Researchers have developed two new smartphone-based systems that can accelerate development of driverless cars by identifying a user's location and orientation in places where GPS does not function. These can also identify the various components of a road scene in real time on a regular camera or smartphone, performing the same job as sensors costing millions.
Although the systems cannot currently control a driverless car, the ability to make a machine "see" and accurately identify where it is and what it's looking at is a vital part of developing autonomous vehicles and robotics.
"Vision is our most powerful sense and driverless cars will also need to see but teaching a machine to see is far more difficult than it sounds," said professor Roberto Cipolla from University of Cambridge who led the research.
The first system, called SegNet, can take an image of a street scene it hasn't seen before and classify it, sorting objects into 12 different categories -- such as roads, street signs, pedestrians, buildings and cyclists - in real time.
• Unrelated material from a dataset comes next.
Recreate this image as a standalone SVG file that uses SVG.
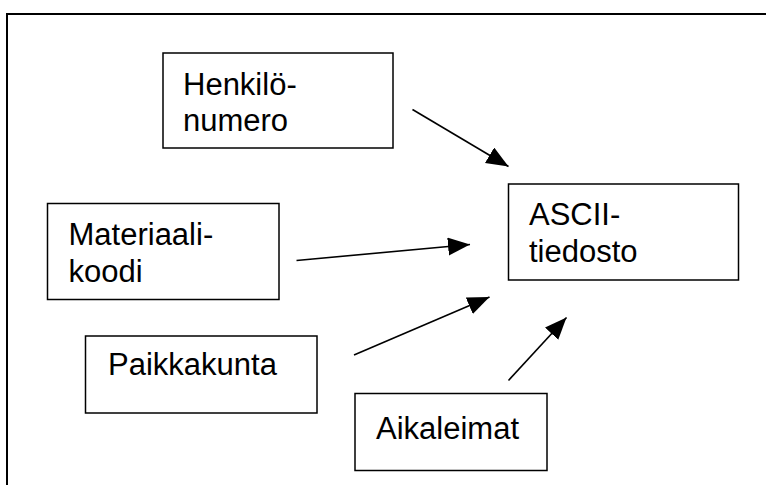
<svg xmlns="http://www.w3.org/2000/svg" width="766" height="485" viewBox="0 0 766 485">
<defs>
<style>
.box{fill:#fff;stroke:#000;stroke-width:1.5}
.t{font-family:"Liberation Sans",Arial,sans-serif;font-size:31px;fill:#000}
.c{stroke:#000;stroke-width:1.6;fill:none;marker-end:url(#ah)}
</style>
<marker id="ah" markerUnits="userSpaceOnUse" markerWidth="24" markerHeight="20" refX="22" refY="9" orient="auto">
<path d="M0,0 L22,9 L0,18 Z" fill="#000"/>
</marker>
</defs>
<rect width="766" height="485" fill="#fff"/>
<path d="M7,485 V14 H766" fill="none" stroke="#000" stroke-width="2"/>
<g id="henkilonumero">
<rect class="box" x="163" y="53" width="230" height="95"/>
<text class="t" x="183" y="94.5">Henkilö-</text>
<text class="t" x="183" y="130.5">numero</text>
</g>
<g id="materiaalikoodi">
<rect class="box" x="47.5" y="203.5" width="231.5" height="96"/>
<text class="t" x="68.5" y="245">Materiaali-</text>
<text class="t" x="68.5" y="281.5">koodi</text>
</g>
<g id="paikkakunta">
<rect class="box" x="85.5" y="336" width="231.5" height="77"/>
<text class="t" x="108" y="375">Paikkakunta</text>
</g>
<g id="aikaleimat">
<rect class="box" x="355" y="393.5" width="192" height="77"/>
<text class="t" x="376" y="438.5">Aikaleimat</text>
</g>
<g id="ascii">
<rect class="box" x="508.5" y="184" width="230" height="96"/>
<text class="t" x="529" y="225">ASCII-</text>
<text class="t" x="529" y="261.5">tiedosto</text>
</g>
<g id="connectors">
<line class="c" x1="412.5" y1="109.5" x2="508.5" y2="166.5"/>
<line class="c" x1="296.5" y1="260.5" x2="470" y2="244.5"/>
<line class="c" x1="354" y1="355" x2="489.5" y2="297"/>
<line class="c" x1="508.5" y1="380.5" x2="566.5" y2="317.5"/>
</g>
</svg>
It can deal with light, shadow and night-time environments, and currently labels more than 90 percent of pixels correctly. "Users can visit the SegNet website and upload an image or search for any city or town in the world, and the system will label all the components of the road scene. The system has been successfully tested on both city roads and motorways," the authors noted.
"It is remarkably good at recognising things in an image because it has had so much practice," added Alex Kendall, PhD student. SegNet was primarily trained in highway and urban environments, so it still has some learning to do for rural, snowy or desert environments -- although it has performed well in initial tests for these environments.
There are three key technological questions that must be answered to design autonomous vehicles: where am I, what's around me and what do I do next. SegNet addresses the second question while a separate but complementary system answers the first by using images to determine both precise location and orientation.
The second localisation system runs on a similar architecture to SegNet and is able to localise a user and determine their orientation from a single colour image in a busy urban scene. The system is far more accurate than GPS and works in places where GPS does not, such as indoors, in tunnels, or in cities where a reliable GPS signal is not available.
The localisation system uses the geometry of a scene to learn its precise location, and is able to determine, for example, whether it is looking at the east or west side of a building, even if the two sides appear identical.
"In the short term, we're more likely to see this sort of system on a domestic robot - such as a robotic vacuum cleaner, for instance," Cipolla added. The researchers presentd details of the two technologies at the International Conference on Computer Vision in Santiago, Chile, recently.